There are many successful industrial parks in Shah Alam and Penang populated by renowned international brands. There are also less formidable areas such as Silibin, Sungai Gadut, Alor Gajah Industrial Parks populated by lesser presence. This is no disrespect to the hard working SMI owners but one wonders that after about 30 years of industrialization, where is the renowned Malaysian brand? South Korea, devastated in the 1950’s by civil war while Malaysia prospered by tin demand as a result of that war, have come up with their Hyundai and Samsung.

It would be great if Malaysia can boast of renowned international brands and we can actually see these brands scatter among the various Malaysian states. People do not need to leave their home town to find employment opportunities and this represent less strain on national resources on traffic and logistic matters especially during festive seasons.

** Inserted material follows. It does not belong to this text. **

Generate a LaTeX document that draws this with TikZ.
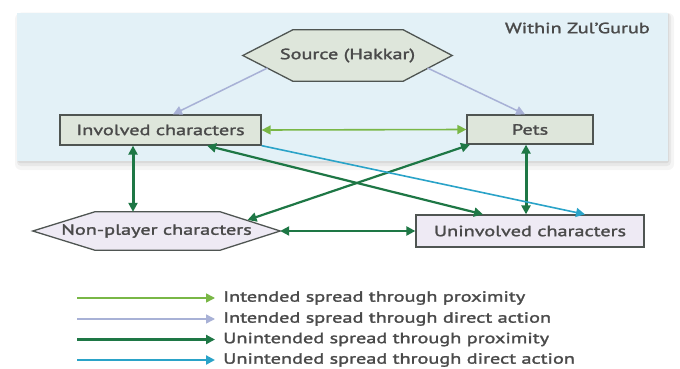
\documentclass[tikz,border=0pt]{standalone}
\usepackage{fontspec}
\setmainfont[FakeStretch=1.37,FakeBold=1.8]{PT Sans}
\usetikzlibrary{arrows.meta}
\definecolor{panelc}{HTML}{E3F1F7}
\definecolor{topfill}{HTML}{DEE6DB}
\definecolor{lowfill}{HTML}{EEEAF4}
\definecolor{edgec}{HTML}{4F5552}
\definecolor{txtc}{HTML}{4A4A4A}
\definecolor{lgreen}{HTML}{79B746}
\definecolor{gblue}{HTML}{A8B1D6}
\definecolor{dgreen}{HTML}{1E7745}
\definecolor{cblue}{HTML}{2AA3C8}
\tikzset{
  lbl/.style={text=txtc, inner sep=2pt},
  topbox/.style={draw=edgec, line width=1.3pt, fill=topfill, text=txtc, inner sep=0pt},
  lowbox/.style={draw=edgec, line width=1.3pt, fill=lowfill, text=txtc, inner sep=0pt},
  hexnode/.style={text=txtc, inner sep=0pt},
  hexline/.style={draw=edgec, line width=1.3pt},
  tipx/.style={-{Triangle[length=9pt,width=9pt]}},
  tipxx/.style={{Triangle[length=9pt,width=9pt]}-{Triangle[length=9pt,width=9pt]}},
  ipx/.style={lgreen, line width=1.6pt},
  idx/.style={gblue, line width=1.5pt},
  upx/.style={dgreen, line width=2.2pt},
  upxthick/.style={dgreen, line width=3pt},
  udx/.style={cblue, line width=1.6pt},
}
\begin{document}
\begin{tikzpicture}[x=1pt,y=-1pt,font=\fontsize{14.8}{17}\selectfont]
\useasboundingbox (0,0) rectangle (680,369);
\fill[white] (0,0) rectangle (680,369);
% panel with soft shadow
\fill[black, opacity=0.04, rounded corners=6] (15,13) rectangle (674,170);
\fill[black, opacity=0.05, rounded corners=4] (17,13) rectangle (671,166);
\fill[black, opacity=0.06, rounded corners=2] (18,13) rectangle (669,163);
\fill[panelc] (17,13) rectangle (668,161);
\node[lbl, anchor=east] (zg) at (652,28) {Within Zul’Gurub};

% nodes
\node[hexnode, minimum width=209pt, minimum height=51pt] (src) at (347.5,55.5) {};
\filldraw[hexline, fill=topfill] (src.west) -- ([xshift=50]src.north west) -- ([xshift=-49]src.north east)
  -- (src.east) -- ([xshift=-49]src.south east) -- ([xshift=50]src.south west) -- cycle;
\node[hexnode] at (src.center) {Source (Hakkar)};
\node[topbox, minimum width=201pt, minimum height=30pt] (inv) at (160.5,130) {Involved characters};
\node[topbox, minimum width=126pt, minimum height=29pt] (pets) at (530,129.5) {Pets};
\node[hexnode, minimum width=247pt, minimum height=38pt] (npc) at (156.5,231) {};
\filldraw[hexline, fill=lowfill] (npc.west) -- ([xshift=62]npc.north west) -- ([xshift=-60]npc.north east)
  -- (npc.east) -- ([xshift=-60]npc.south east) -- ([xshift=62]npc.south west) -- cycle;
\node[hexnode] at (npc.center) {Non-player characters};
\node[lowbox, minimum width=228pt, minimum height=32pt] (uninv) at (530,231) {Uninvolved characters};

% connectors
\draw[idx, tipx] ([shift={(-80,12.5)}]src.center) -- ([xshift=12.5]inv.north);
\draw[idx, tipx] ([shift={(80,12.5)}]src.center) -- ([xshift=-5]pets.north);
\draw[ipx, tipxx] (inv.east) -- (pets.west);
\draw[upxthick, tipxx] ([xshift=-27.5]inv.south) -- ([xshift=-27.5]inv.south |- npc.north);
\draw[upx, tipxx] ([xshift=46.5]inv.south) -- ([xshift=-47]uninv.north);
\draw[upx, tipxx] ([xshift=-60]pets.south) -- ([shift={(91,-11)}]npc.center);
\draw[upxthick, tipxx] ([xshift=-4]pets.south) -- ([xshift=-4]pets.south |- uninv.north);
\draw[udx, tipx] (inv.south east) -- ([xshift=55]uninv.north);
\draw[upx, tipxx] (npc.east) -- (uninv.west);

% legend
\node[lbl, anchor=west] (lt1) at (221,298) {Intended spread through proximity};
\node[lbl, anchor=west] (lt2) at (221,319) {Intended spread through direct action};
\node[lbl, anchor=west] (lt3) at (221,339.5) {Unintended spread through proximity};
\node[lbl, anchor=west] (lt4) at (221,360) {Unintended spread through direct action};
\coordinate (l1) at (77,298);
\coordinate (l2) at (77,319);
\coordinate (l3) at (77,339.5);
\coordinate (l4) at (77,360);
\draw[ipx, tipx] (l1) -- ([xshift=-6]lt1.west);
\draw[idx, tipx] (l2) -- ([xshift=-6]lt2.west);
\draw[upx, tipx] (l3) -- ([xshift=-6]lt3.west);
\draw[udx, line width=2.2pt, tipx] (l4) -- ([xshift=-6]lt4.west);
\end{tikzpicture}
\end{document}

After the failure of Malaysia Electric Corporation, Proton and Badawi’s nasi kandar stall in Perth, I raised my fingers and count the renowned brand by Malaysians: 3 in 1 Old Town White Coffee (seen this in Hong Kong supermarkets), Jimmy Choo (exclaimed by Sarah Jessica Parker in Sex and the City) and Air Asia (by sponsoring BPL’s referee who until AA shows up, never had or seem to need a sponsor before).

Yes, we have moved forward in terms of changing Malaysia’s economic structure for the better but there are few key areas that we can improve on to raise the general level of living standards.